Global trading platform key to unlocking competitiveness of green hydrogen
International cooperation will be key to unlocking the competitive production of green hydrogen as global trade will be required to link those countries, such as South Africa, that are best suited to producing the energy carrier, using a combination of low-cost renewable energy, water and electrolysis, with the main consuming markets in Asia and Europe.
In fact, the secretary-general of the German branch of World Energy Council (WEC), Dr Carsten Rolle, says that all of the nine countries that have already developed national hydrogen strategies make explicit mention of the need for international cooperation and trade to support the development of green-hydrogen projects.
Speaking during a virtual energy storage workshop hosted by the South African National Energy Association (Sanea), Rolle said that the steep fall in the cost of producing electricity from wind and solar photovoltaic technologies was the main driver of the current move by countries to prioritise the role of green hydrogen as part of their energy and climate strategies.
Electricity makes up about 60% of the cost of producing green hydrogen through electrolysis, the process that combines electricity and water to produce hydrogen and oxygen.

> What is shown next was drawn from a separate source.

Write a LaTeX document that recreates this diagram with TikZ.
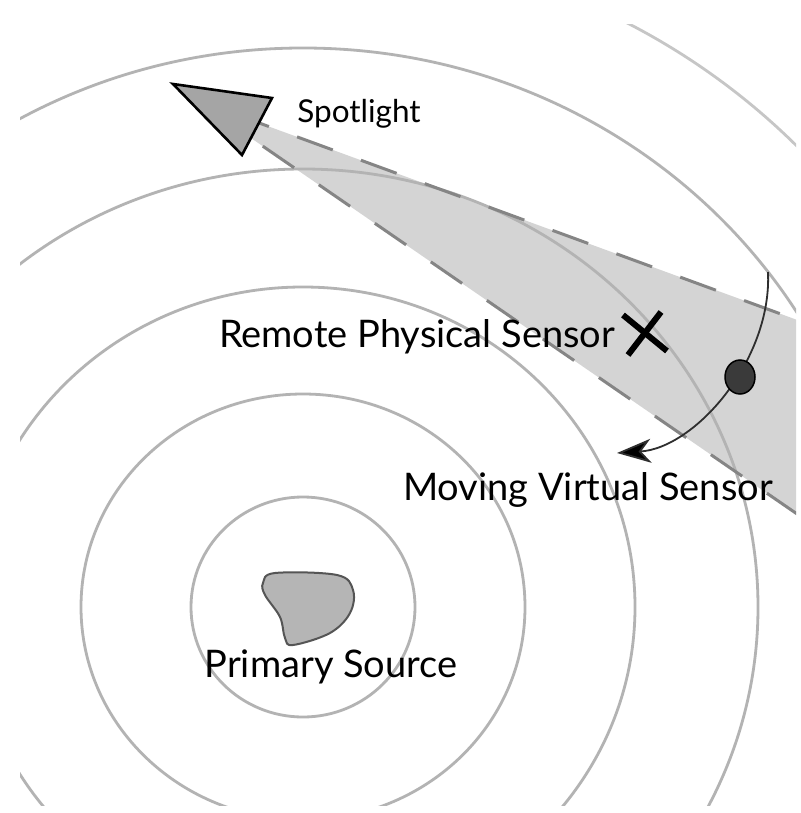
\documentclass[tikz,border=0pt]{standalone}
\usepackage{fontspec}
\setmainfont{Lato}
\usetikzlibrary{shapes.geometric,arrows.meta}
\definecolor{ring}{HTML}{B3B3B3}
\definecolor{ringlight}{HTML}{C6C6C6}
\definecolor{beamfill}{HTML}{D4D4D4}
\definecolor{beamedge}{HTML}{858585}
\definecolor{spotfill}{HTML}{A5A5A5}
\definecolor{srcfill}{HTML}{B5B5B5}
\definecolor{srcedge}{HTML}{555555}
\definecolor{dotfill}{HTML}{3A3A3A}
\definecolor{trackcol}{HTML}{2E2E2E}
\begin{document}
\begin{tikzpicture}[x=1pt,y=-1pt,
  ringline/.style={draw=ring,line width=2.8pt},
  beamline/.style={draw=beamedge,line width=3pt,dash pattern=on 38pt off 30pt},
  lamp/.style={draw=black,fill=spotfill,line width=2.6pt},
  blob/.style={draw=srcedge,fill=srcfill,line width=2pt},
  crossline/.style={draw=black,line width=6pt},
  sensordot/.style={ellipse,draw=black,fill=dotfill,line width=1.5pt,minimum width=30pt,minimum height=34pt,inner sep=0pt},
  track/.style={draw=trackcol,line width=1.8pt,-{Stealth[length=34pt,width=24pt,inset=10pt,fill=black]}},
  bigtext/.style={inner sep=0pt,font=\fontsize{38}{44}\selectfont},
  smalltext/.style={inner sep=0pt,font=\fontsize{31.5}{36}\selectfont}]
\useasboundingbox (0,0) rectangle (800,813);
\fill[white] (0,0) rectangle (800,813);
\begin{scope}
\clip (20,25) rectangle (796,805);
% beam
\coordinate (apex) at (195,99.5);
\coordinate (bu) at (800,321);
\coordinate (bl) at (800,516);
\fill[beamfill] (apex) -- (bu) -- (bl) -- cycle;
% rings
\coordinate (c) at (303,607);
\draw[ringline] (c) ellipse [x radius=112pt,y radius=110pt];
\draw[ringline] (c) ellipse [x radius=222pt,y radius=213pt];
\draw[ringline] (c) ellipse [x radius=332pt,y radius=320pt];
\draw[ringline] (c) ellipse [x radius=455pt,y radius=438pt];
\draw[ringline] (c) ellipse [x radius=581pt,y radius=559pt];
\draw[ringline,draw=ringlight] (c) ellipse [x radius=688pt,y radius=662pt];
% beam edges
\draw[beamline,dash phase=27.3pt] (apex) -- (bu);
\draw[beamline,dash phase=53.7pt] (apex) -- (bl);
\end{scope}
% spotlight
\draw[lamp] (173,84) -- (272,98) -- (242,155) -- cycle;
\node[smalltext,anchor=base] (spotlbl) at (359,123) {Spotlight};
% source
\draw[blob] plot[smooth cycle,tension=0.6] coordinates {(263,583) (275,573) (337,575) (353,590) (350,613) (330,633) (293,645) (285,638) (280,617) (265,595)};
\node[bigtext,anchor=base] (srclbl) at (331,677) {Primary Source};
% remote physical sensor
\coordinate (xs) at (645,333);
\draw[crossline] (623,315) -- (667,351);
\draw[crossline] (661,312) -- (628,355);
\node[bigtext,anchor=base] (rpslbl) at (417,347) {Remote Physical Sensor};
% moving virtual sensor
\coordinate (vs0) at (768,272);
\coordinate (vs1) at (617,453);
\draw[track] (vs0) .. controls (772,360) and (695,448) .. (vs1);
\node[sensordot] (vsdot) at (740,377) {};
\node[bigtext,anchor=base] (mvslbl) at (588,500) {Moving Virtual Sensor};
\end{tikzpicture}
\end{document}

Although only nine of the 56 countries surveyed recently by the WEC on the status of their hydrogen strategies had adopted formal policy positions, 11 more had strategies under development, 13 were supporting demonstration projects and 18 others had initiated policy discussions.
Rolle highlighted that the pace of the policy debate had quickened materially, describing the northern hemisphere’s 2020 summer as a “hot strategic hydrogen summer”, with the Netherlands, Norway, Germany, Spain and the European Union all adopting official hydrogen strategies during the period.
By the end of 2019, by contrast, only Japan, which adopted its strategy in December 2017, France (June 2018), South Korea (January 2019) and Australia (November 2019) had finalised hydrogen strategies.
Australia, which is viewed as an ideal location for producing green hydrogen for markets in Asia, owing to the combination of its renewables resources and vast surface area, immediately translated its hydrogen strategy into Japanese and Korean in an effort to align with the hydrogen-import strategies emerging in those two industrialised countries.
In June, meanwhile, Morocco and Germany signed an agreement in Berlin on the development of green-hydrogen production, and derivatives, such as ammonia, in the North African country and it is considering similar agreements with other countries, including Southern African countries.
“The idea is to start developing the relationships and the infrastructure to begin facilitating trade in this new commodity,” Rolle said.
In August, German Federal Ministry of Education and Research’s Dr Christoph Roevekamp said that Southern African Development Community countries were well positioned as a potential exporters of green hydrogen.
Roevekamp made the statement during the Green Hydrogen Atlas-Africa project inception meeting of the Southern African Science Service Centre for Climate Change and Adaptive Land Management.
Director of hydrogen and energy at South Africa’s Department of Science and Innovation (DSI), Cosmas Chiteme, confirmed that government viewed the production of green hydrogen as an important component of the country’s economic recovery from the Covid-19 pandemic.
The DSI has initiated a process to develop a hydrogen society roadmap and is also overseeing a process to develop a research and development roadmap for energy storage solutions more generally.
“At the end of the day, as a country we have opportunities to export value-added materials that are part of the energy storage value chain, whether it is precursor materials for the lithium-ion battery value chain or green hydrogen for various applications,” Chiteme said during the Sanea workshop.